REALLY? ONE man is going to change an African country with HIS ideas? His picture flashed across the screen and as I suspected, he wasn't himself African. He was a white American.

I didn't take the time to watch the segment. Its possible that the guy has pure intentions and a solid plan. But, more often than not, it seems that people waltz into other people's context thinking that they know the answers to everyone else's problems.

I think it is terribly unfortunate that people (myself included) see the world through such a biased, ethnocentric perspective that we believe that our way is the best way and everyone else is doing life wrong.

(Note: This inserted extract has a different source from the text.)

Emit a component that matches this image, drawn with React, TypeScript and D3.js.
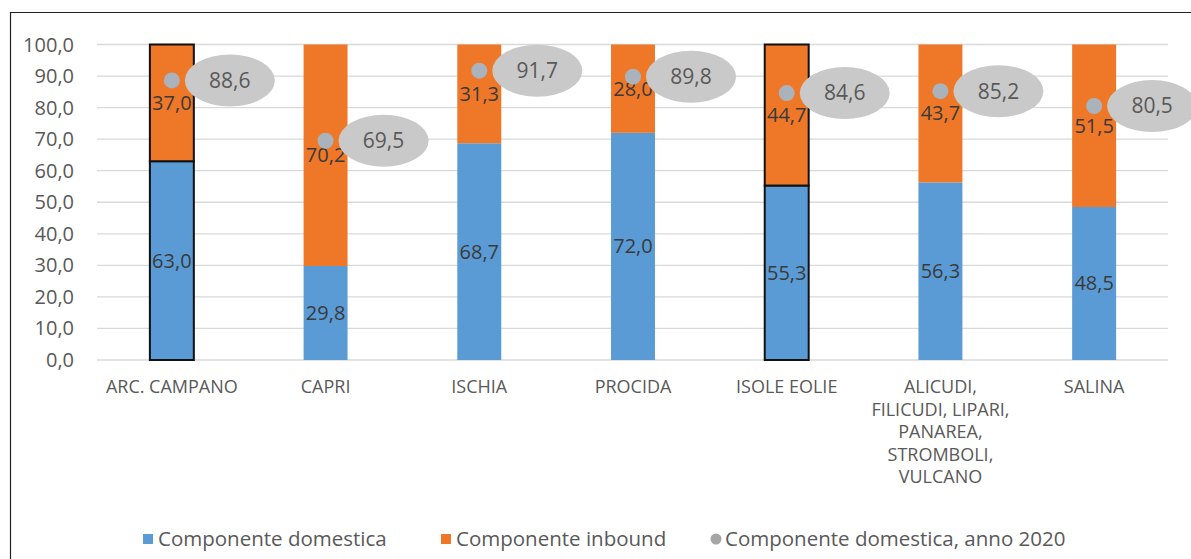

In the big picture, that means (to me) that it is not our job to take Capitalism and Americanized Christianity to the rest of the world. Just because it works (or does it?) for us does not mean that it is the solution for the world's problems. We are not called to proselytize. We are called to LOVE. I believe that an essential part of loving people is allowing them to use their own God given power, creativity, and perspective to build their own structures of government and their own practices in worshiping their Creator. If it is not simply the message of God's love, grace, and hope that we are taking to the lives of our brother's and sisters -- if we are attempting to indoctrinate them, to convince them to see the world through our eyes and to live according to our values and norms...then we become oppressors.

God is not confined to our systems, our beliefs, our practices. God is outside of and above all of those things. Certainly, he can use our pitiful attempts at government to further his work. But, that's all they are -- pitiful attempts. Everything established by man will fail. It will not last.

It is the message of the Kingdom of Heaven we cry out. A Kingdom of peace, justice, equality, grace, and love.